--- BEGIN ---

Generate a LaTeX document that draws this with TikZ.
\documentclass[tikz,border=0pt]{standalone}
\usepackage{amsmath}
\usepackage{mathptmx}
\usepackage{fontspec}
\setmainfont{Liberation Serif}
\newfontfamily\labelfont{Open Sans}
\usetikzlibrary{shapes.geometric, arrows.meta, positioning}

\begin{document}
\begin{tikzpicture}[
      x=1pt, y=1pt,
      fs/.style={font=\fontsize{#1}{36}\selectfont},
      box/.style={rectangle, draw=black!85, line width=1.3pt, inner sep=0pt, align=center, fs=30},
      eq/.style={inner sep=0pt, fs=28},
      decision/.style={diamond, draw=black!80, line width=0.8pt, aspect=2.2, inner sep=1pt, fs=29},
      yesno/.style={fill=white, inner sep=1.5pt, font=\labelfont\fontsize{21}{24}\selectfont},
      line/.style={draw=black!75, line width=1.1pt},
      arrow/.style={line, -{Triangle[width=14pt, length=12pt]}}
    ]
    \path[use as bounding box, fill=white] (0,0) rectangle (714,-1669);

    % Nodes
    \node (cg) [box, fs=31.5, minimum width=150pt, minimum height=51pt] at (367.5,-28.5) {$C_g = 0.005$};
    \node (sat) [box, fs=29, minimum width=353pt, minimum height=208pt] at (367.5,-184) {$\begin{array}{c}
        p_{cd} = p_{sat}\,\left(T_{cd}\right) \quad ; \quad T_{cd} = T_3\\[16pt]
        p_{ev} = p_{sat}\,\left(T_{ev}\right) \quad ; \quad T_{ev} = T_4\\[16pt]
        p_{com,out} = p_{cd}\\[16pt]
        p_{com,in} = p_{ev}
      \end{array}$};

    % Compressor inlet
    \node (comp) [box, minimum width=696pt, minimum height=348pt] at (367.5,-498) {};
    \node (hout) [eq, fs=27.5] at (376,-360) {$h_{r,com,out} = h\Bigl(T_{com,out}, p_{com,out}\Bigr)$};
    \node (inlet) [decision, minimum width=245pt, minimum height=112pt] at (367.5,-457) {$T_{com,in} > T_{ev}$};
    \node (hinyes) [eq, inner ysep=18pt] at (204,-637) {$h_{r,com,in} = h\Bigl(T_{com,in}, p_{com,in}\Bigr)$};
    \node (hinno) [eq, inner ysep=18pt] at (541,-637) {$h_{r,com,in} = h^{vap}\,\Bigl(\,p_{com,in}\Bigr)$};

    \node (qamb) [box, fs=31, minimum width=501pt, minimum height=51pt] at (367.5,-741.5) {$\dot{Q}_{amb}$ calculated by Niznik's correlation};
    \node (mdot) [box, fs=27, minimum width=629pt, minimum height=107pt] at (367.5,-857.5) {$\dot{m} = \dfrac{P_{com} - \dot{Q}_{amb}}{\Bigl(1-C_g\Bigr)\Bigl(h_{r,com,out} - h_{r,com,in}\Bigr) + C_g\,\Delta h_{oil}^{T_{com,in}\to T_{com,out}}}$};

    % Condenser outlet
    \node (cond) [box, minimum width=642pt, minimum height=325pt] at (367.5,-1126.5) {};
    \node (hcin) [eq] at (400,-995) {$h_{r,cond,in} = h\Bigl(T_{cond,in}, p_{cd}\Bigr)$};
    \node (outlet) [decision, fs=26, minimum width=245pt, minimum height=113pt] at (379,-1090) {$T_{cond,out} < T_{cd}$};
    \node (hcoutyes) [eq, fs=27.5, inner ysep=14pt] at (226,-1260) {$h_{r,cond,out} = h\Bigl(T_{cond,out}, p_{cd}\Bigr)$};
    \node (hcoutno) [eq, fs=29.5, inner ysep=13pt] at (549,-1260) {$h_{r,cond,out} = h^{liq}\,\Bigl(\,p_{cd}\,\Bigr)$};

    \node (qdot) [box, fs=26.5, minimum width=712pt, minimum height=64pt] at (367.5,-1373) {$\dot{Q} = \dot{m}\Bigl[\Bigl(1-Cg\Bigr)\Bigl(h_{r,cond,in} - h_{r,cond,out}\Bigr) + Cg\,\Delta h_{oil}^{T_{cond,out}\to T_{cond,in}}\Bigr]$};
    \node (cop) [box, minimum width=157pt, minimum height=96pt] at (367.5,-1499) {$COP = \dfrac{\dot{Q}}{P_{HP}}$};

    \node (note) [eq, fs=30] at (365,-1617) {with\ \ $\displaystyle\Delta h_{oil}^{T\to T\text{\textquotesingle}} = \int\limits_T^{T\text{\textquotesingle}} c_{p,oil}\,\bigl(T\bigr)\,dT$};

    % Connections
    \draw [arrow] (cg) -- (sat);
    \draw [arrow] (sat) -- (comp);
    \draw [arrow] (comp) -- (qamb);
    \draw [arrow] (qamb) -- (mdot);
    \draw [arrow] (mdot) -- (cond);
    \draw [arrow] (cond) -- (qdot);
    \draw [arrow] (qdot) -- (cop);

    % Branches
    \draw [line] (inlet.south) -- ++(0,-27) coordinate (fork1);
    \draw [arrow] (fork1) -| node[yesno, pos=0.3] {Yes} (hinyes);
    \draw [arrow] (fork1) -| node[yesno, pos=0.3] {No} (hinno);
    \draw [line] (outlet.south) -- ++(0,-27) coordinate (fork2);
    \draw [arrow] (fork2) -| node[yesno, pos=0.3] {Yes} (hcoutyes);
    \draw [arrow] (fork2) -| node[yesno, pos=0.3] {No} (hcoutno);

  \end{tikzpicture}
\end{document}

--- END ---

## [REQUIRED TASK]
Give the lines again, exactly as they stand, from the beginning of the data through the line with "(0,0) rectangle (714,-1669);".

## [EXPECTED ANSWER]
Generate a LaTeX document that draws this with TikZ.
\documentclass[tikz,border=0pt]{standalone}
\usepackage{amsmath}
\usepackage{mathptmx}
\usepackage{fontspec}
\setmainfont{Liberation Serif}
\newfontfamily\labelfont{Open Sans}
\usetikzlibrary{shapes.geometric, arrows.meta, positioning}

\begin{document}
\begin{tikzpicture}[
      x=1pt, y=1pt,
      fs/.style={font=\fontsize{#1}{36}\selectfont},
      box/.style={rectangle, draw=black!85, line width=1.3pt, inner sep=0pt, align=center, fs=30},
      eq/.style={inner sep=0pt, fs=28},
      decision/.style={diamond, draw=black!80, line width=0.8pt, aspect=2.2, inner sep=1pt, fs=29},
      yesno/.style={fill=white, inner sep=1.5pt, font=\labelfont\fontsize{21}{24}\selectfont},
      line/.style={draw=black!75, line width=1.1pt},
      arrow/.style={line, -{Triangle[width=14pt, length=12pt]}}
    ]
    \path[use as bounding box, fill=white] (0,0) rectangle (714,-1669);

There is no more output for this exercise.